Justice and Cultural Diversity

Preferential Benefits Breed Disrespect


Professor Perlmutter is author of Divided We Fall: A History of Ethnic, Religious, and Racial Prejudice in America (Iowa State University Press).

Diversity and multiculturalism are increasingly heralded as desirable goals for society. It is argued that government should translate them into everyday realities—and in proportion to a group’s percentage of either the local or national population, whichever is higher. For example, if a group such as women, blacks, Hispanics, Asians, American Indians, or gays are “x” percent of the national population, then that’s the percentage of jobs they should have.

How government relates to individuals and groups–and vice versa–are not new problems. The framers of the Constitution and Bill of Rights grappled with them. And while none of the Founding Fathers foresaw the evolution of today’s enormous and multivaried population, they knew of the dangers of a divided people, and of a government that gives special privileges to some groups, whether royal, religious, or political.

George Washington visualized an America that “gives to bigotry no sanction, to persecution no assistance,” and that “requires only that they who live under its protection should demean themselves as good citizens.” With equal simplicity, John Quincy Adams wrote that America “is a land, not of privileges, but of equal rights” and that “privileges granted to one denomination of people, can very seldom be discriminated from erosions of the rights of others.”

Such views, plus the guarantees of the Bill of Rights, formed the basis of the American ideal, though all too often not of its reality. It is the contrast between the ideal and the reality that leads to the question: what kind of governmental system best insures the greatest freedoms for individuals and groups, as well as the greatest possibilities of undoing wrongs among and between them, and with the least injury to any, and to the nation’s unity?

There is ample evidence that insuring individual equal rights, with unrestricted opportunities for redressing individual and group wrongs, is more desirable than insuring group preferential rights, where redress is limited or prioritized by the victim’s group affiliation and percentage of the population. Governments and elections by majorities, pluralities, or coalitions, whatever their shortcomings, are still more salutary for most people and less injurious to some than governments of proportionalized minorities.

The latter model seems theoretically fairer and more attractive because it seems to offer immediate representation and redress to some minorities. But in reality it also generates, multiplies, and perpetuates tensions and conflicts among many minorities, eventually overshadowing whatever initial progress was made, delaying solutions to existing problems, and endangering the well-being of society itself.

Also, by providing benefits to some groups on a preferential basis, a disrespect, if not contempt, for the recipients, the providers, and the law is created or reinforced. And why not? Why should all members of a group be eligible for benefits that no members of other groups are? Why must there be lower standards for some groups and higher ones for others–for the same job, promotion, or entrance to college? Is there, as various racists and sexists have long claimed, something biologically, intellectually, and/or socially amiss with some groups? Or is there, as a few contemporary minority extremists claim, something biologically, intellectually, and/or socially superior in their group?
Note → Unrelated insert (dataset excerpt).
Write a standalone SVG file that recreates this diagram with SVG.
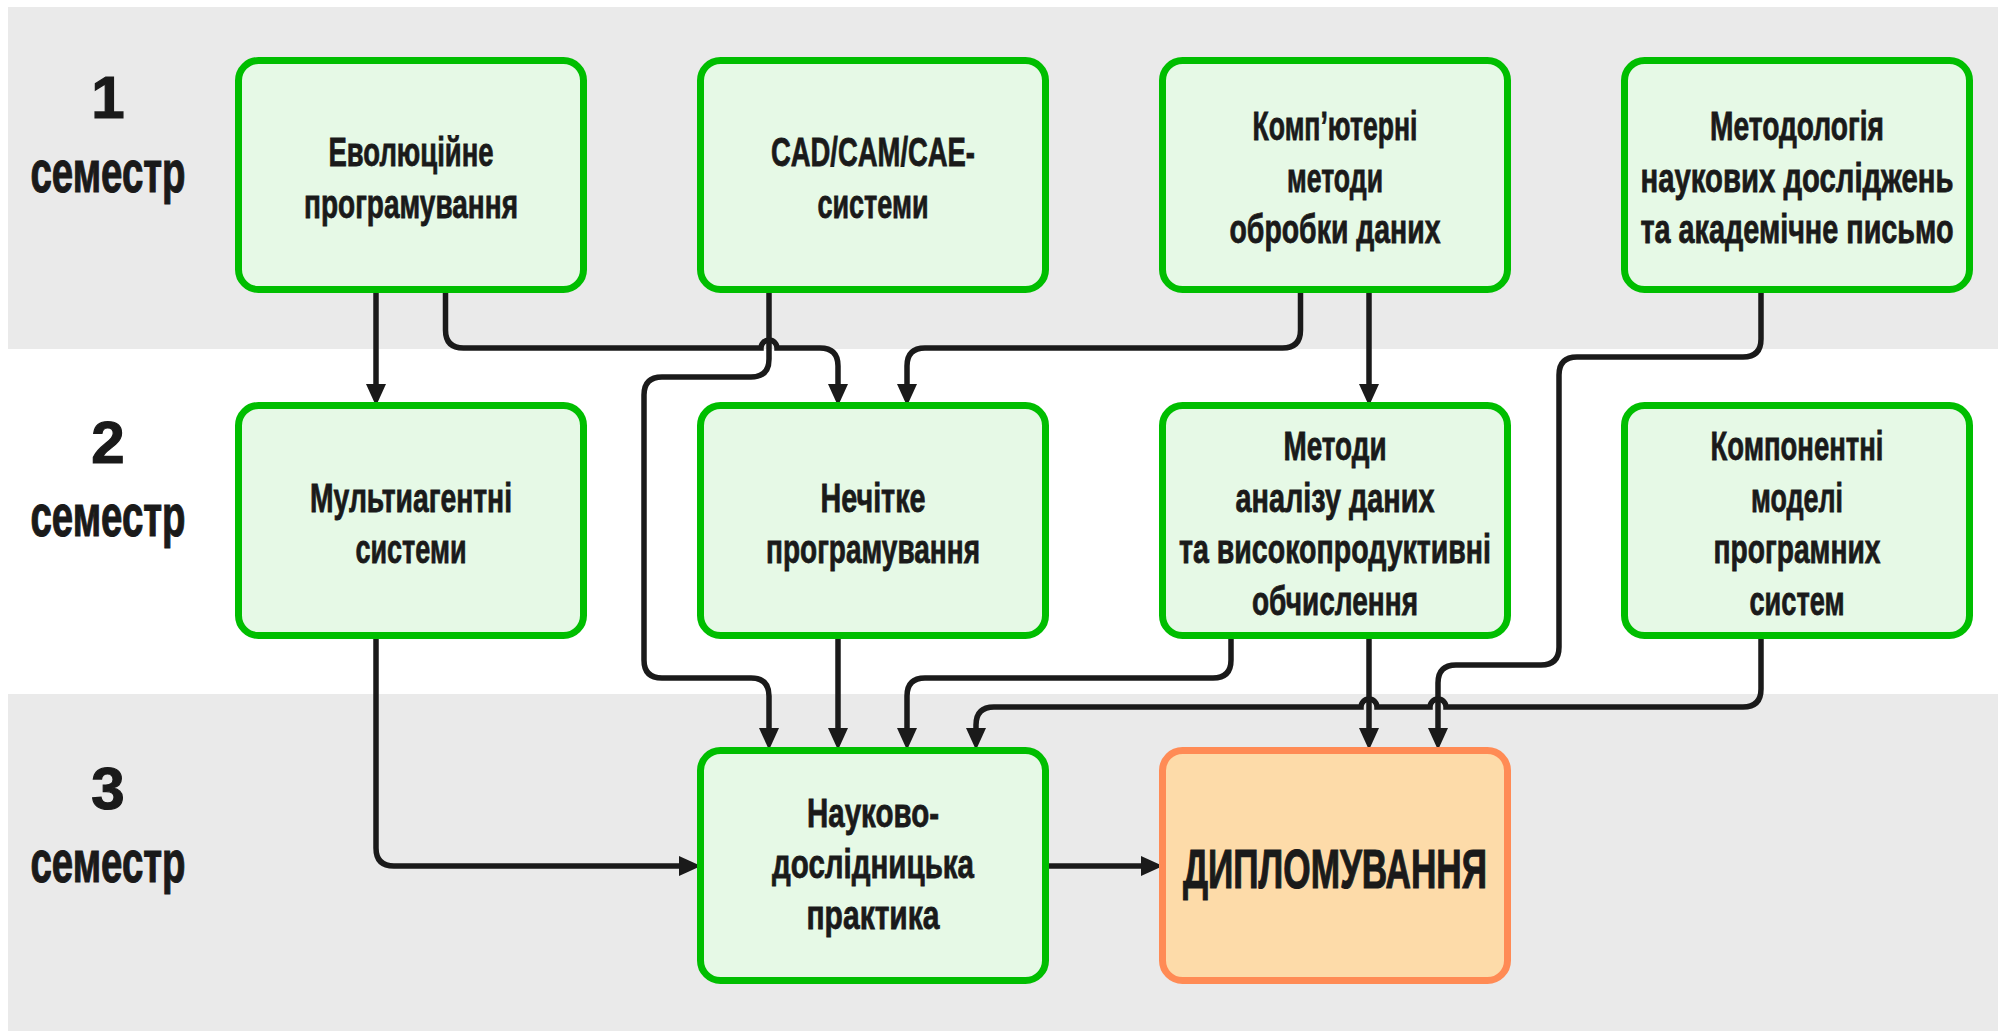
<svg xmlns="http://www.w3.org/2000/svg" width="2005" height="1032" viewBox="0 0 2005 1032">
<style>
text{font-family:"Liberation Sans Narrow","Liberation Sans",Arial,sans-serif;font-weight:bold;fill:#1a1a1a;text-anchor:middle;stroke:#1a1a1a;stroke-width:0.8}
.t{font-size:40px}
.lbl{font-size:60px;stroke-width:1.2}
.big{font-size:56px;stroke-width:1.2}
.g rect{fill:#E6F9E6;stroke:#00BE00;stroke-width:7}
.o rect{fill:#FDDBA9;stroke:#FF8B55;stroke-width:7}
.band{fill:#EAEAEA}
#connectors path{fill:none;stroke:#1a1a1a;stroke-width:5.5}
.arr{marker-end:url(#ah)}
</style>
<defs>
<marker id="ah" markerUnits="userSpaceOnUse" markerWidth="22" markerHeight="20" refX="12" refY="10" orient="auto" viewBox="0 0 22 20">
<path d="M0,0 L22,10 L0,20 Z" fill="#1a1a1a"/>
</marker>
</defs>
<rect width="2005" height="1032" fill="#fff"/>
<rect class="band" x="8" y="7" width="1990" height="342"/>
<rect class="band" x="8" y="694" width="1990" height="337"/>

<g id="labels">
<text class="lbl" x="108" y="118">1</text>
<text class="lbl" x="108" y="192" textLength="155" lengthAdjust="spacingAndGlyphs">семестр</text>
<text class="lbl" x="108" y="463">2</text>
<text class="lbl" x="108" y="536" textLength="155" lengthAdjust="spacingAndGlyphs">семестр</text>
<text class="lbl" x="108" y="809">3</text>
<text class="lbl" x="108" y="882" textLength="155" lengthAdjust="spacingAndGlyphs">семестр</text>
</g>

<g id="connectors">
<path class="arr" d="M376,293 V396"/>
<path class="arr" d="M445.5,293 V330 Q445.5,348 463.5,348 H761 A8,8 0 0 1 777,348 H820 Q838,348 838,366 V396"/>
<path class="arr" d="M769,293 V359 Q769,377 751,377 H662 Q644,377 644,395 V660 Q644,678 662,678 H751 Q769,678 769,696 V740"/>
<path class="arr" d="M1300.5,293 V330 Q1300.5,348 1282.5,348 H925 Q907,348 907,366 V396"/>
<path class="arr" d="M1369,293 V396"/>
<path class="arr" d="M1761,293 V339 Q1761,357 1743,357 H1577 Q1559,357 1559,375 V647 Q1559,665 1541,665 H1456 Q1438,665 1438,683 V740"/>
<path class="arr" d="M1761,639 V689 Q1761,707 1743,707 H1446 A8,8 0 0 0 1430,707 H1377 A8,8 0 0 0 1361,707 H994 Q976,707 976,725 V740"/>
<path class="arr" d="M1369,639 V740"/>
<path class="arr" d="M1231,639 V660 Q1231,678 1213,678 H925 Q907,678 907,696 V740"/>
<path class="arr" d="M838,639 V740"/>
<path class="arr" d="M376,639 V848 Q376,866 394,866 H691"/>
<path class="arr" d="M1049,866 H1153"/>
</g>

<g id="n1" class="g"><rect x="238.5" y="60.5" width="345" height="229" rx="20"/>
<text class="t" x="411" y="166" textLength="165" lengthAdjust="spacingAndGlyphs">Еволюційне</text>
<text class="t" x="411" y="218" textLength="214" lengthAdjust="spacingAndGlyphs">програмування</text></g>

<g id="n2" class="g"><rect x="700.5" y="60.5" width="345" height="229" rx="20"/>
<text class="t" x="873" y="166" textLength="204" lengthAdjust="spacingAndGlyphs">CAD/CAM/CAE-</text>
<text class="t" x="873" y="218" textLength="111" lengthAdjust="spacingAndGlyphs">системи</text></g>

<g id="n3" class="g"><rect x="1162.5" y="60.5" width="345" height="229" rx="20"/>
<text class="t" x="1335" y="140" textLength="165" lengthAdjust="spacingAndGlyphs">Комп’ютерні</text>
<text class="t" x="1335" y="192" textLength="96" lengthAdjust="spacingAndGlyphs">методи</text>
<text class="t" x="1335" y="243" textLength="211" lengthAdjust="spacingAndGlyphs">обробки даних</text></g>

<g id="n4" class="g"><rect x="1624.5" y="60.5" width="345" height="229" rx="20"/>
<text class="t" x="1797" y="140" textLength="174" lengthAdjust="spacingAndGlyphs">Методологія</text>
<text class="t" x="1797" y="192" textLength="313" lengthAdjust="spacingAndGlyphs">наукових досліджень</text>
<text class="t" x="1797" y="243" textLength="313" lengthAdjust="spacingAndGlyphs">та академічне письмо</text></g>

<g id="n5" class="g"><rect x="238.5" y="405.5" width="345" height="230" rx="20"/>
<text class="t" x="411" y="512" textLength="202" lengthAdjust="spacingAndGlyphs">Мультиагентні</text>
<text class="t" x="411" y="563" textLength="111" lengthAdjust="spacingAndGlyphs">системи</text></g>

<g id="n6" class="g"><rect x="700.5" y="405.5" width="345" height="230" rx="20"/>
<text class="t" x="873" y="512" textLength="105" lengthAdjust="spacingAndGlyphs">Нечітке</text>
<text class="t" x="873" y="563" textLength="214" lengthAdjust="spacingAndGlyphs">програмування</text></g>

<g id="n7" class="g"><rect x="1162.5" y="405.5" width="345" height="230" rx="20"/>
<text class="t" x="1335" y="460" textLength="103" lengthAdjust="spacingAndGlyphs">Методи</text>
<text class="t" x="1335" y="512" textLength="199" lengthAdjust="spacingAndGlyphs">аналізу даних</text>
<text class="t" x="1335" y="563" textLength="312" lengthAdjust="spacingAndGlyphs">та високопродуктивні</text>
<text class="t" x="1335" y="615" textLength="166" lengthAdjust="spacingAndGlyphs">обчислення</text></g>

<g id="n8" class="g"><rect x="1624.5" y="405.5" width="345" height="230" rx="20"/>
<text class="t" x="1797" y="460" textLength="173" lengthAdjust="spacingAndGlyphs">Компонентні</text>
<text class="t" x="1797" y="512" textLength="92" lengthAdjust="spacingAndGlyphs">моделі</text>
<text class="t" x="1797" y="563" textLength="167" lengthAdjust="spacingAndGlyphs">програмних</text>
<text class="t" x="1797" y="615" textLength="95" lengthAdjust="spacingAndGlyphs">систем</text></g>

<g id="n9" class="g"><rect x="700.5" y="750.5" width="345" height="230" rx="20"/>
<text class="t" x="873" y="827" textLength="132" lengthAdjust="spacingAndGlyphs">Науково-</text>
<text class="t" x="873" y="878" textLength="202" lengthAdjust="spacingAndGlyphs">дослідницька</text>
<text class="t" x="873" y="929" textLength="133" lengthAdjust="spacingAndGlyphs">практика</text></g>

<g id="n10" class="o"><rect x="1162.5" y="750.5" width="345" height="230" rx="20"/>
<text class="big" x="1335" y="888" textLength="304" lengthAdjust="spacingAndGlyphs">ДИПЛОМУВАННЯ</text></g>
</svg>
If all people are equally entitled to certain inalienable rights and opportunities, why do some insist on differential treatment in obtaining them—whether it be via quotas, goals and timetables, and set-asides, or exemptions from standard procedures? Is it not hypocritical to deplore being denied equal opportunities and treatment, and then to defend the denial of the same to other individuals or groups? Is it no less hypocritical to denounce the misbehavior of others and defend the very same behavior by members of one’s own group?

Who can respect the beneficiaries of favoritism? Who can respect those who gain something denied others? And how can the recipients respect themselves? And what is one to say about legislators who validate such behavior?

There is no evidence that governmental policies based on racial, ethnic, religious, or sexual preferences or proportional representation can assure or generate more freedom, self-respect, cooperation, well-being, or security, than can governmental policies based on individual rights, liberties, and blindfolded justice.